On the other hand, I’m not a U.S. citizen. So in the interests of balance, I also want to mention Aegis Defence Services, based right here in London. In October 2005 a video was posted on a website run by a disaffected company employee. It showed Aegis contractors shooting, apparently at random, into civilian vehicles. At first Aegis denied that the video, or the website, were anything to do with them; then both Aegis and the U.S. Army conducted investigations. They concluded that the contractors in question were operating within the rules for the legitimate use of force. Aegis got a high court injunction to shut down the website, and no charges were brought.
Last month, Aegis’s contract with the U.S. State Department was renewed. They now have a two year contract in Iraq for $475 million.
In 1917 A.E.Housman published a poem about the battle of Ypres. He called it ‘Epitaph On An Army Of Mercenaries.’ He wrote that the British Expeditionary Force “held the sky suspended”; they “saved the sum of things for pay.” In 1935 Hugh MacDiarmid published a slightly belated response.
Another Epitaph On An Army Of Mercenaries
It is a God-damned lie to say that these
Saved, or knew, anything worth any man’s pride.
They were professional murderers and they took
Their blood money and impious risks and died.
In spite of all their kind some elements of worth
With difficulty persist here and there on earth.

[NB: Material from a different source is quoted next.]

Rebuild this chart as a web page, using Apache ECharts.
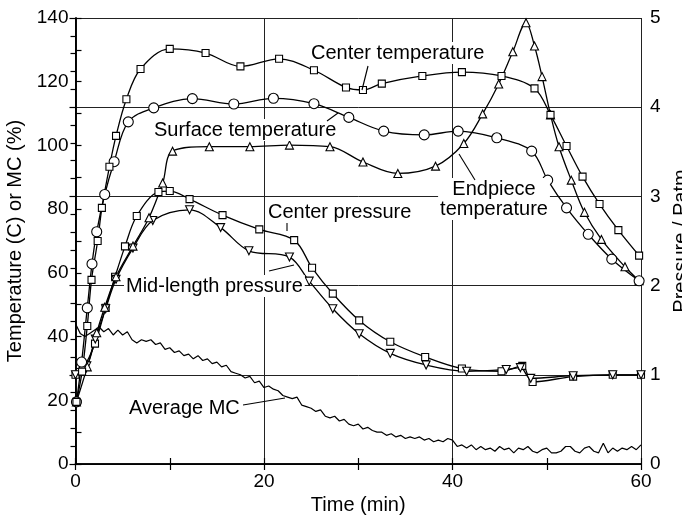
<!DOCTYPE html>
<html>
<head>
<meta charset="utf-8">
<script src="https://cdn.jsdelivr.net/npm/echarts@6/dist/echarts.min.js"></script>
<style>
html,body{margin:0;padding:0;background:#fff;}
#c{width:682px;height:516px;}
</style>
</head>
<body>
<div id="c"></div>
<script>
// ---- data (time in min, temperature in C, MC in %, pressure in Patm) ----
var centerTemp = [[0.1,19.5],[0.7,29],[1.25,43.3],[1.7,57.8],[2.35,70],[2.8,80.4],[3.6,93.3],[4.3,103],[5.4,114.5],[6.9,124],[10,130.3],[13.8,129],[17.5,124.8],[21.6,127.2],[25.3,123.6],[28.7,118.2],[30.5,117.4],[32.5,119.4],[36.8,121.8],[41,123],[45.2,121.8],[48.7,117.9],[50.4,109.6],[52.1,99.8],[53.8,90.2],[55.6,81.6],[57.6,73.4],[59.8,65.4]];
var surfaceTemp = [[0.1,19.5],[0.65,32],[1.25,49],[1.75,62.8],[2.25,72.9],[3.1,84.6],[4.1,94.9],[5.6,107.4],[8.3,111.8],[12.4,114.7],[16.8,113],[21,114.8],[25.3,113.1],[29,108.8],[32.7,104.5],[37,103.3],[40.6,104.5],[44.7,102.4],[48.4,98.2],[50.1,89.1],[52.1,80.4],[54.4,72.1],[56.9,64.3],[59.8,57.5]];
var endpieceTemp = [[0.1,19.5],[1.25,30.5],[2.25,41.2],[3.1,49.2],[4.3,58.8],[6.1,68.4],[7.8,77.3],[9.25,88.2],[10.3,98.2],[14.2,99.6],[18.5,99.6],[22.7,100.1],[27,99.6],[30.5,94.8],[34.2,91.2],[38.2,93.5],[41.2,100.6],[43.2,109.9],[44.9,119.3],[46.4,129.4],[47.8,138.5],[48.7,131.2],[49.5,121.6],[50.4,109.6],[51.3,99.6],[52.6,89.1],[54,79],[55.8,70.5],[58.3,61.9],[59.8,57.5]];
var centerPressure = [[0,1.0],[0.8,1.07],[2.07,1.35],[3.2,1.75],[4.2,2.1],[5.25,2.44],[6.5,2.78],[8.8,3.05],[10,3.06],[12.1,2.97],[15.6,2.79],[19.5,2.63],[23.2,2.51],[25.1,2.2],[27.3,1.91],[30.1,1.61],[33.4,1.37],[37.1,1.2],[41,1.07],[45.2,1.04],[47.4,1.1],[48.5,0.92],[52.8,0.98],[57,1.0],[60,1.0]];
var midPressure = [[0,1.0],[1.2,1.1],[2.1,1.4],[3.2,1.74],[4.3,2.07],[6.1,2.42],[8.2,2.73],[12.1,2.85],[15.4,2.65],[18.4,2.39],[22.7,2.32],[24.8,2.05],[27.3,1.74],[30.1,1.46],[33.4,1.24],[37.2,1.11],[41.5,1.04],[45.7,1.06],[47.2,1.08],[48.3,0.96],[52.8,0.99],[57,1.0],[60,1.0]];
var mcTimes = [];
for (var i = 0; i <= 120; i++) mcTimes.push(i * 0.5);
var mcValues = [44,41,40,41,42,43,41.5,42.5,40.5,42,40.5,41.5,39,38,39,38.5,39,37.5,38,36,36.5,35,35.5,34,34.5,33,34,32.5,33,31.5,32,30.5,31,29,28.5,28,27,27.5,25.5,26,24,24.5,23.5,23,21.5,21,20.5,21,18.5,18,17.5,16.5,17,15,14.5,15,13.5,14,12.5,12,12.5,11,11.5,10.5,10,10,9,9.5,8.5,9,8,8.5,8,8.5,7.5,8,7,7.5,7,8,7.5,5.5,6,5,6,4.5,5.5,4.5,5,4,5.5,4.5,5,3.5,5,4.5,5.5,4,3.5,4.5,5,3.5,3.5,4,5.5,5.5,4,3.5,5,5.5,4,3.5,6.5,3.5,5,4,5,4.5,5.5,4.5,6];
var xTicks = [0,20,40,60];
var leftTicks = [0,20,40,60,80,100,120,140];
var rightTicks = [0,1,2,3,4,5];

var mcData = mcTimes.map(function(t, k){ return [t, mcValues[k]]; });

var FONT = 'Liberation Sans, Arial, Helvetica, sans-serif';
var chart = echarts.init(document.getElementById('c'), null, {renderer:'canvas'});

function markerSeries(name, data, symbol, size, rot, yIdx){
  return {
    name: name, type: 'line', data: data, yAxisIndex: yIdx, xAxisIndex: 0,
    smooth: 0.35, symbol: symbol, symbolSize: size, symbolRotate: rot || 0,
    showAllSymbol: true,
    lineStyle: {color:'#000', width:1.3},
    itemStyle: {color:'#fff', borderColor:'#000', borderWidth:1.1},
    emphasis: {disabled:true}, z: 3
  };
}

function label(text, x, y, align){
  return {
    type:'text', x:x, y:y, z:50,
    style:{text:text, fill:'#000', font:'20px ' + FONT, align: align || 'left', verticalAlign:'middle',
      backgroundColor:'#fff', padding:[1,2,1,2], lineHeight:20}
  };
}
function lead(x1,y1,x2,y2){
  return {type:'line', z:51, shape:{x1:x1,y1:y1,x2:x2,y2:y2}, style:{stroke:'#000', lineWidth:1.1}};
}

var option = {
  backgroundColor:'#fff',
  animation:false,
  grid:{left:75.5, right:41, top:18, bottom:52, containLabel:false, outerBoundsMode:'none'},
  xAxis:[{
    type:'value', min:0, max:60, interval:20, position:'bottom',
    name:'Time (min)', nameLocation:'middle', nameGap:30,
    nameTextStyle:{fontSize:20, color:'#000', fontFamily:FONT},
    axisLine:{show:true, lineStyle:{color:'#000', width:1.6}},
    axisTick:{show:true, inside:true, length:6, lineStyle:{color:'#000', width:1.2}},
    minorTick:{show:true, splitNumber:2, length:6, lineStyle:{color:'#000', width:1.2}},
    axisLabel:{fontSize:19, color:'#000', fontFamily:FONT, margin:8,
      formatter:function(v){ return xTicks.indexOf(v) >= 0 ? String(v) : ''; }},
    splitLine:{show:true, lineStyle:{color:'#222', width:1}}
  },{
    type:'value', min:0, max:60, interval:10, position:'top',
    axisLine:{show:true, lineStyle:{color:'#000', width:1.6}},
    axisTick:{show:true, inside:true, length:6, lineStyle:{color:'#000', width:1.2}},
    axisLabel:{show:false}, splitLine:{show:false}
  }],
  yAxis:[{
    type:'value', min:0, max:140, interval:20, position:'left',
    name:'Temperature (C) or MC (%)', nameLocation:'middle', nameGap:50, nameRotate:90,
    nameTextStyle:{fontSize:20, color:'#000', fontFamily:FONT},
    axisLine:{show:true, lineStyle:{color:'#000', width:1.6}},
    axisTick:{show:true, inside:true, length:6, lineStyle:{color:'#000', width:1.2}},
    minorTick:{show:true, splitNumber:2, length:6, lineStyle:{color:'#000', width:1.2}},
    axisLabel:{fontSize:19, color:'#000', fontFamily:FONT, margin:7,
      formatter:function(v){ return leftTicks.indexOf(v) >= 0 ? String(v) : ''; }},
    splitLine:{show:false}
  },{
    type:'value', min:0, max:5, interval:1, position:'right',
    name:'Pressure / Patm', nameLocation:'middle', nameGap:27, nameRotate:90,
    nameTextStyle:{fontSize:20, color:'#000', fontFamily:FONT},
    axisLine:{show:true, lineStyle:{color:'#000', width:1.6}},
    axisTick:{show:true, inside:true, length:6, lineStyle:{color:'#000', width:1.2}},
    minorTick:{show:true, splitNumber:5, length:5, lineStyle:{color:'#000', width:1.2}},
    axisLabel:{fontSize:19, color:'#000', fontFamily:FONT, margin:9,
      formatter:function(v){ return rightTicks.indexOf(v) >= 0 ? String(v) : ''; }},
    splitLine:{show:true, lineStyle:{color:'#222', width:1}}
  }],
  series:[
    {name:'Average MC', type:'line', data:mcData, yAxisIndex:0, xAxisIndex:0, symbol:'none',
      lineStyle:{color:'#000', width:1.2}, emphasis:{disabled:true}, z:2},
    markerSeries('Center pressure', centerPressure, 'rect', 7, 0, 1),
    markerSeries('Mid-length pressure', midPressure, 'triangle', 8, 180, 1),
    markerSeries('Endpiece temperature', endpieceTemp, 'triangle', 8, 0, 0),
    markerSeries('Surface temperature', surfaceTemp, 'circle', 10, 0, 0),
    markerSeries('Center temperature', centerTemp, 'rect', 7, 0, 0)
  ],
  graphic:[
    label('Center temperature', 309, 53),
    lead(368,66,362,90),
    label('Surface temperature', 152, 130),
    lead(327,121,338,113),
    label('Endpiece\ntemperature', 494, 199, 'center'),
    lead(475,180,459,154),
    label('Center pressure', 266, 212),
    lead(287,223,287,231),
    label('Mid-length pressure', 124, 286),
    lead(269,271,294,265),
    label('Average MC', 127, 408),
    lead(243,405,285,398)
  ]
};
chart.setOption(option);
</script>
</body>
</html>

The corporate armies currently operating in Iraq are not regulated, and they are not subject to the law. Nobody knows how many private military contractors are in Iraq; nobody knows how many have died; nobody knows how many they’ve killed. In the absence of a victim connected to a high-profile figure, an incriminating video, or an especially brutal massacre with multiple credible witnesses, their crimes go unreported. And since Paul Bremer’s Order 17, no coalition forces or contractors in Iraq can be prosecuted by anyone other than their “sending states” – who refuse to do so.
Why isn’t Andrew Moonen being charged with murder?